I was born in 1951. I grew up with the first generation of television in the late ’50s and early ’60s. Cartoons like Bugs Bunny and Mickey Mouse were very much part of my childhood. Growing up, I questioned the reality of those characters, and in the early ’70s, I became interested in the life that those characters represented. It has to do with feeling and participating within the representation. What does it feel like to enter the picture, to go into that house and go upstairs into the bedrooms, in a house that you really don’t know? In these images, Little Nemo is in his bedroom. He’s yelling out to his friend Pip in the front yard: Come on in, my mom made us breakfast and you’re invited to eat with us! Pip walks into the house, and Nemo’s mother serves them porridge. She says, This cereal will be good for you, it will fatten you up. The drawings are very regimented, the table is set, there’s a grid on the wall behind them. It’s all right angles and well planted. There are twelve frames on this page, which appeared in the Sunday Herald Tribune. The date is August 9, 1908. As they eat, Nemo and Pip get bigger and bigger, and by the fourth frame, their chairs have broken. By frame six or seven, they are falling into the floor. The next frame is seen from the floor below: They are falling through the living room with the objects falling down with them. The living room has pictures, vases, a clock; it has ornamentation, so it’s not utilitarian. It’s aesthetic, and they’re crashing that. The field has been destroyed. In the next frame, they’re going through a hole in the floor, they’re crashing into the basement. It’s total abstraction now. Everything is topsy-turvy, and they’re going through a hole in the ground. They are collapsing into the earth, you see their feet sticking out, with the entire house behind them. The last frame is the mother looking at the rubble saying, Oh my gosh, what are you kids doing now, the whole place is destroyed. In the last panel, Little Nemo wakes up; he’s fallen out of his bed.

The August 9, 1908, edition of Winsor McCay’s Little Nemo in Slumberland.
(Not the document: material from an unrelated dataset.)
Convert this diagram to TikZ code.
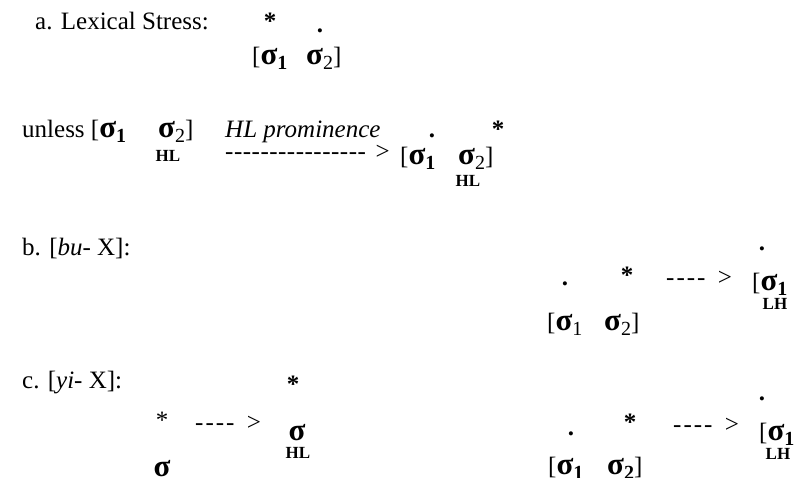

This is really about the material of things taking over. It’s about gravity, the material splintering about—that’s one reason why I was attracted to this comic. Another is that in its depiction of abstraction, everything is equalized. You have bits of the wall, bits of the furniture, bits of artwork, bits of everything, all doing the same things: disappearing and falling. This is 1908, the beginning of Cubism. This comic is from Middle America, the Sunday funnies, and yet it represents a new world: Freudian dream analysis was just ten years earlier; Einstein’s theory of relativity was happening at the same time. This was before Mondrian and Kandinsky were breaking all that down. Other touchstones I want to mention are Bruce Nauman’s video Tony Sinking into the Floor, Face Up and Face Down, 1973, and Alighiero Boetti’s Everything, 1987–88, where everything in the picture plane is demarcated.

When I was a student at CalArts, there were two notions of superreality. One was about the object—a superrealist would be someone like Frank Stella, Donald Judd, or Robert Ryman, with the object being all that is there. The other kind was superrealist painting, like Richard Estes, Chuck Close, and all those people making photographic-looking work. You had these two representations: the object and the picture. I was not so much interested in the form, but in the understanding or the feeling of seeing that form. Not in what I’m looking at in a photograph, but how it feels.

Matt Mullican, Untitled (Sunday, August 9, 1908 #11–12), 2023, acrylic gouache and oil stick rubbing on canvas, 157 3/4 x 157 3/4

This show was a monster to make. All the colors had to be masked separately. All the reds, all the blues, all the blacks, all the yellows, all the oranges, all the purples, all of that: Every color on every picture has to be masked. Once it’s masked, it’s rubbed with a relief under the canvas. The surface is lively because the rubbing picks up on the canvas structure. The entire show is basically one work, one page from this comic. In this way, it’s very different from the last show, where I had generators, flags, rubbings, drawings. Usually, my colors have meaning—green represents the natural world, blue represents our collective world, yellow represents cultural framework, black represents language, and red represents subjective experience. Here, the colors have no associative meanings. They really have to do with the breaking down of the system of understanding through the light that you’re looking at.

I’ve been in one “painting” show in my life. One. I’ve made hundreds of paintings, showing in many, many exhibitions, but I’m not a painter. I have a cosmology. I work with virtual reality. I’m not interested in painting as such. I don’t think Mondrian was a formalist in that sense: I don’t think the subject of what he was doing is painting. It’s about the world. I’m a symbolist if anything. Symbolism goes back to the beginning of art. I’m everything but about the object. Because as Philip Guston said, painting is of the mind, as Leonardo said, painting is of the mind. And yet there I was, on the first wall of the Pictures Generation show at the Met [“The Pictures Generation, 1974–1984,” 2009]. I was there only because I use the word “picture” in my work. I am very much interested not in the object of the picture but in the psyche of the picture, the psychic relationship to the picture. I first entered a picture at a performance at Project Inc. in 1973. I put my mind’s eye into it and immediately it was 11 o’clock in the morning. I was fourteen years old, and it had rained the night before, and I was describing what it was like to be in that picture, at that time, to an audience. This show at Peter Freeman happened to open in March of 2023, and Glen, my stick figure, was born in March of 1973—my first foray into the imaginary universe.